PROBLEM REQUIREMENTS: Leaving out every picture, copy the lines of the data exactly, from the first through the line containing "fig = plt.figure(figsize=(20.02, 11.27), dpi=100)".

INFORMATION PROVIDED:
** START **

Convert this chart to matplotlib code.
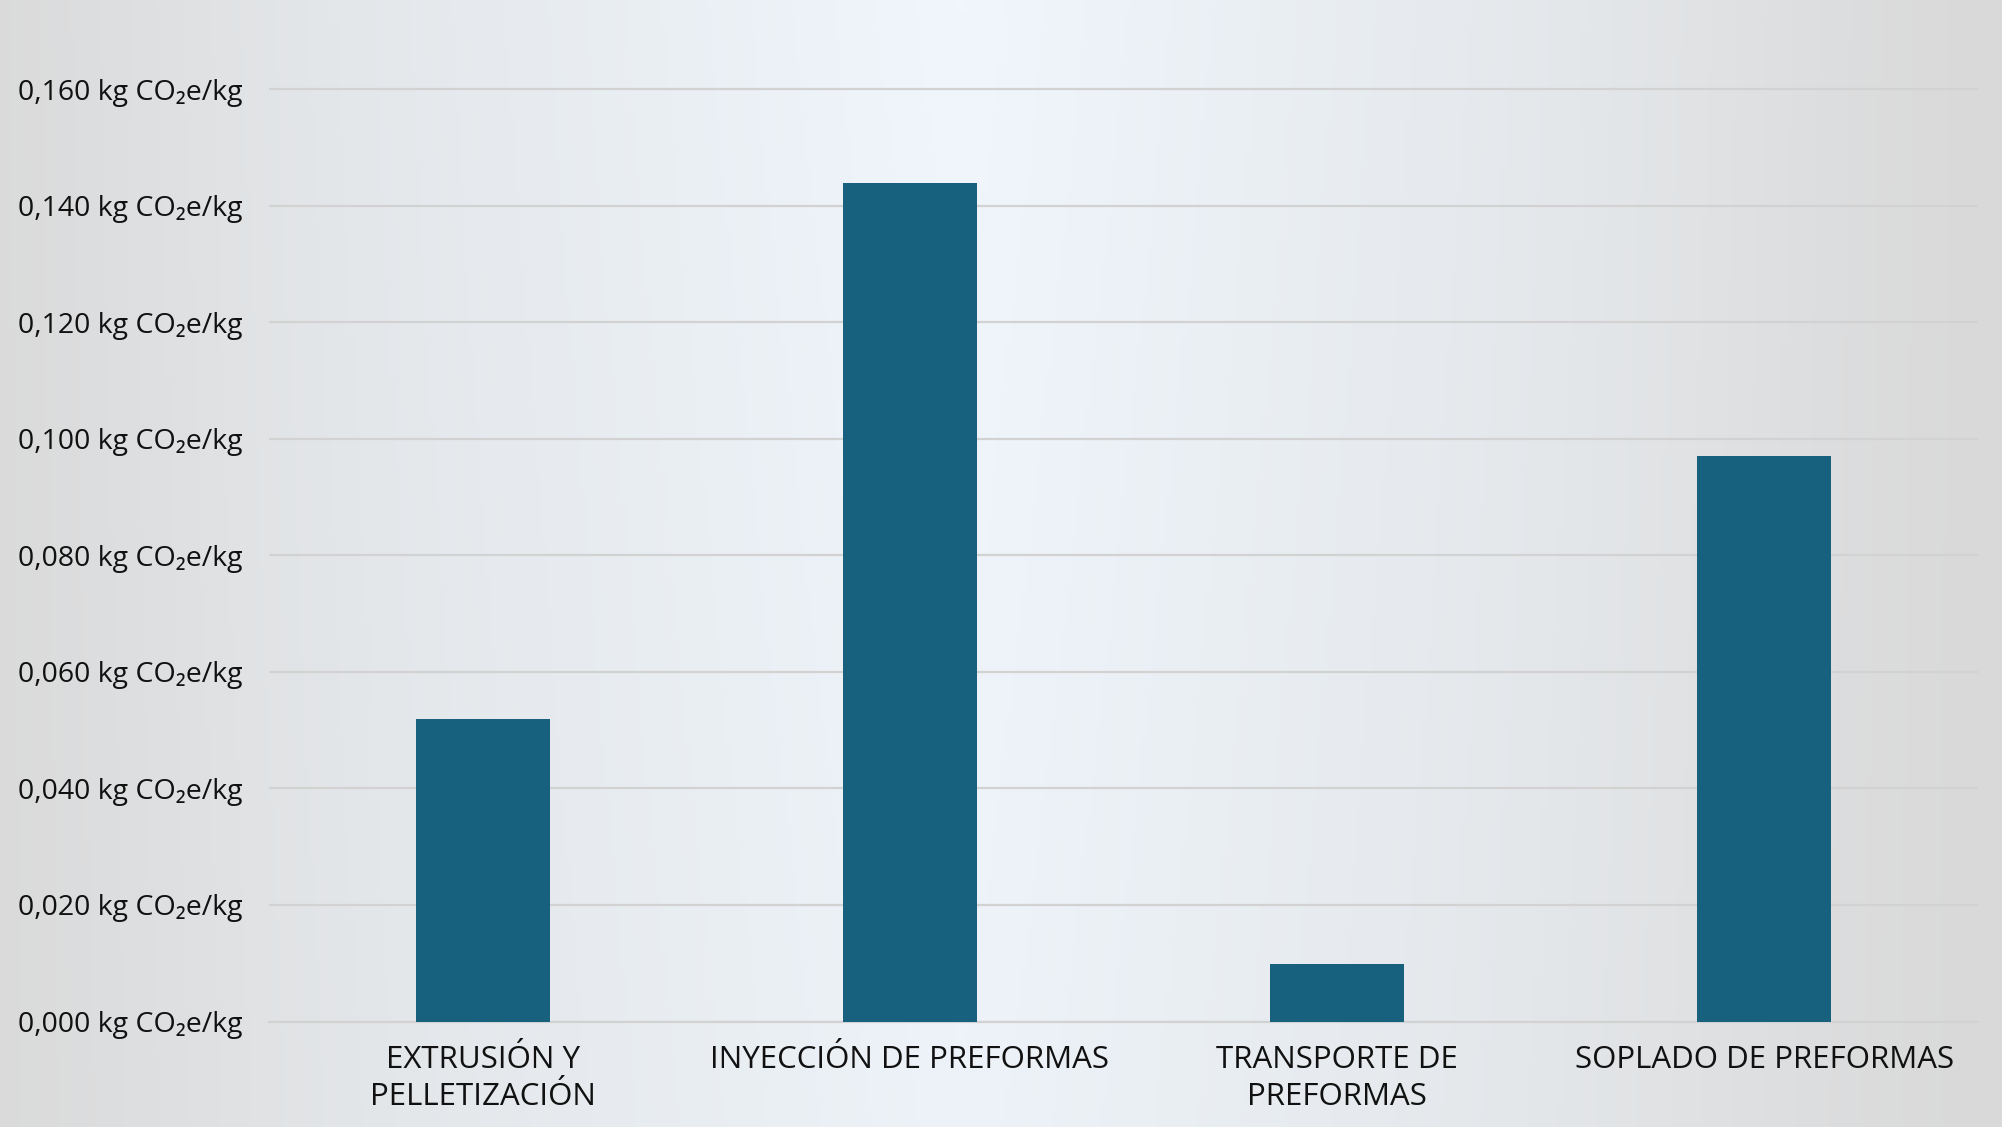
import matplotlib.pyplot as plt
import numpy as np
from matplotlib.colors import LinearSegmentedColormap

# data
categories = ["EXTRUSIÓN Y\nPELLETIZACIÓN", "INYECCIÓN DE PREFORMAS",
              "TRANSPORTE DE\nPREFORMAS", "SOPLADO DE PREFORMAS"]
values = [0.052, 0.144, 0.0099, 0.097]
yticks = [0.0, 0.02, 0.04, 0.06, 0.08, 0.10, 0.12, 0.14, 0.16]

plt.rcParams['font.family'] = ['Open Sans', 'DejaVu Sans']

fig = plt.figure(figsize=(20.02, 11.27), dpi=100)

# background gradient: grey at the sides, pale blue in the middle
bg = fig.add_axes([0, 0, 1, 1], zorder=0)
cmap = LinearSegmentedColormap.from_list(
    "bg", ["#d9d9d9", "#e4e7ea", "#eaeff4", "#f0f6fc"])
xx = np.linspace(0, 1, 400)
yy = np.linspace(0, 1, 200)
X, Y = np.meshgrid(xx, yy)
Z = np.clip(1 - np.abs(X - 0.48) / 0.52, 0, 1) ** 1.2 * (0.85 + 0.15 * Y)
bg.imshow(Z, cmap=cmap, aspect='auto', extent=[0, 1, 0, 1], origin='lower',
          vmin=0, vmax=1)
bg.axis('off')

ax = fig.add_axes([269 / 2002, 1 - 1021.5 / 1127, (1978 - 269) / 2002,
                   (1021.5 - 89.4) / 1127 * (0.17 / 0.16)], zorder=1)
ax.patch.set_alpha(0)

x = np.arange(len(categories))
ax.bar(x, values, width=0.314, color="#17617f", zorder=3)

ax.set_xlim(-0.5, len(categories) - 0.5)
ax.set_ylim(0, 0.17)
ax.set_yticks(yticks)
ax.set_yticklabels([f"{v:.3f}".replace(".", ",") + " kg CO₂e/kg" for v in yticks],
                   fontsize=20.5)
ax.set_xticks(x)
ax.set_xticklabels(categories, linespacing=1.32, fontsize=22.5)

ax.grid(axis='y', color="#d2d2d2", linewidth=1.6, zorder=0)
for s in ['top', 'right', 'left']:
    ax.spines[s].set_visible(False)
ax.spines['bottom'].set_color("#d2d2d2")
ax.spines['bottom'].set_linewidth(1.6)
ax.tick_params(axis='both', length=0, colors="#111111")
ax.tick_params(axis='y', pad=19)
ax.tick_params(axis='x', pad=17)

fig.savefig("out.png", dpi=100)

** END **

WRITTEN REPLY:
Convert this chart to matplotlib code.
import matplotlib.pyplot as plt
import numpy as np
from matplotlib.colors import LinearSegmentedColormap

# data
categories = ["EXTRUSIÓN Y\nPELLETIZACIÓN", "INYECCIÓN DE PREFORMAS",
              "TRANSPORTE DE\nPREFORMAS", "SOPLADO DE PREFORMAS"]
values = [0.052, 0.144, 0.0099, 0.097]
yticks = [0.0, 0.02, 0.04, 0.06, 0.08, 0.10, 0.12, 0.14, 0.16]

plt.rcParams['font.family'] = ['Open Sans', 'DejaVu Sans']

fig = plt.figure(figsize=(20.02, 11.27), dpi=100)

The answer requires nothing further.